Poesia
Gastei uma hora pensando um verso
Que a pena não quer escrever.
No entanto ele está cá dentro inquieto, vivo.
Ele está cá dentro e não quer sair.
Mas a poesia deste momento inunda minha vida inteira...
( Carlos Drummond de Andrade)
A Literatura é uma arte verbal - o seu meio de expressão é a palavra. O uso da palavra não é privilégio do escritor, pois ela serve como forma de comunicação para todas as pessoas.
No entanto há uma diferença entre a linguagem literária e a linguagem usada na comunicação diária; essa diferença reside no trabalho pessoal e criativo do escritor durante a elabração de seus textos, de modo a fazer com que as palavras por ele utilizadas ganhem outros significados, além daqueles que normalmente possuem.
Esses novos significados não são antecipadamente explicados pelo autor, ao contrário, devem ser descobertos pelo leitor, num processo ativo de decodificação do texto. Por isso, o nível de compreensão de uma obra depende do leitor, da sua familiaridade com a literatura, de sua bagagem cultural.
Podemos utilizar 2 exemplos:
Veja o significado das palavras : Noite e Aurora num dicionário:
Noite :
s. f.
1. Tempo compreendido entre o crepúsculo vespertino e o matutino.
2. Noitada.
3. Fig. Escuridão; obscuridade
Aurora: s. f.
1. Parte do dia que precede o nascer do Sol. = alva, alvorada, antemanhã, dilúculo, madrugada
Agora reflita sobre o significado que as palavras noite e aurora adquirem neste poema de Carlos Drummond de Andrade:
À Noite Dissolve os Homens
A noite desceu. Que noite!
Já não enxergo meus irmãos.
E nem tão pouco os rumores que outrora me perturbavam.
A noite desceu.
Nas casas, nas ruas onde se combate, nos campos desfalecidos, a noite espalhou o medo e a total incompreensão.
A noite caiu.
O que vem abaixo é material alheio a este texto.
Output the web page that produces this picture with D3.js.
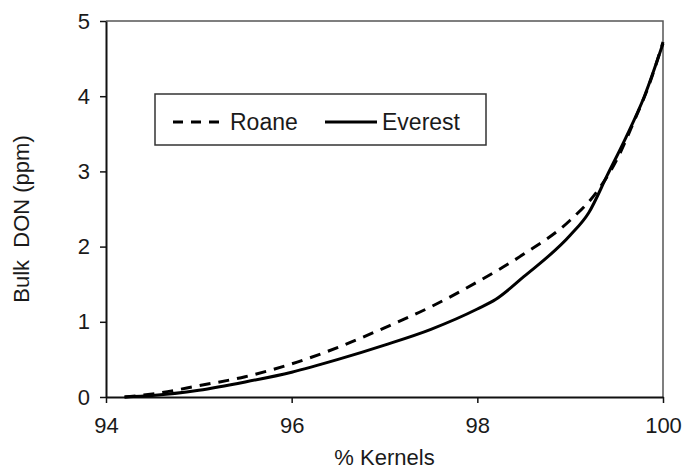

Tremenda, sem esperança...
Os suspiros acusam a presença negra que paralisa os guerreiros.
E o amor não abre caminho na noite.
A noite é mortal, completa, sem reticências, a noite dissolve os homens, diz que é inútil sofrer, a noite dissolve as pátrias, apagou os almirantes cintilantes! nas suas fardas.
A noite anoiteceu tudo...
O mundo não tem remédio...
Os suicidas tinham razão.
Aurora, entretanto eu te diviso, ainda tímida, inexperiente das luzes que vais ascender e dos bens que repartirás com todos os homens.
Sob o úmido véu de raivas, queixas e humilhações, adivinho-te que sobes, vapor róseo, expulsando a treva noturna.
O triste mundo fascista se decompõe ao contato de teus dedos, teus dedos frios, que ainda se não modelaram mas que avançam na escuridão como um sinal verde e peremptório.
Minha fadiga encontrará em ti o seu termo, minha carne estremece na certeza de tua vinda.
O suor é um óleo suave, as mãos dos sobreviventes se enlaçam, os corpos hirtos adquirem uma fluidez, uma inocência, um perdão simples e macio...
Havemos de amanhecer.
O mundo se tinge com as tintas da antemanhã e o sangue que escorre é doce, de tão necessário para colorir tuas pálidas faces, aurora.
Perceba que os substantivos noite e aurora adquirem, no poema, sentidos que não estão mencionados nos verbetes do dicionário...vamos atribuindo outros sentidos a medida que cmpreendemos contexto em que elas se encaixam.
Vemos, então, que trabalho do poeta consistiu em explorar as potencialidades da linguagem. Através desse exemplo podemos conhecer uma caracteristica importante da linguagem literária : A conotação.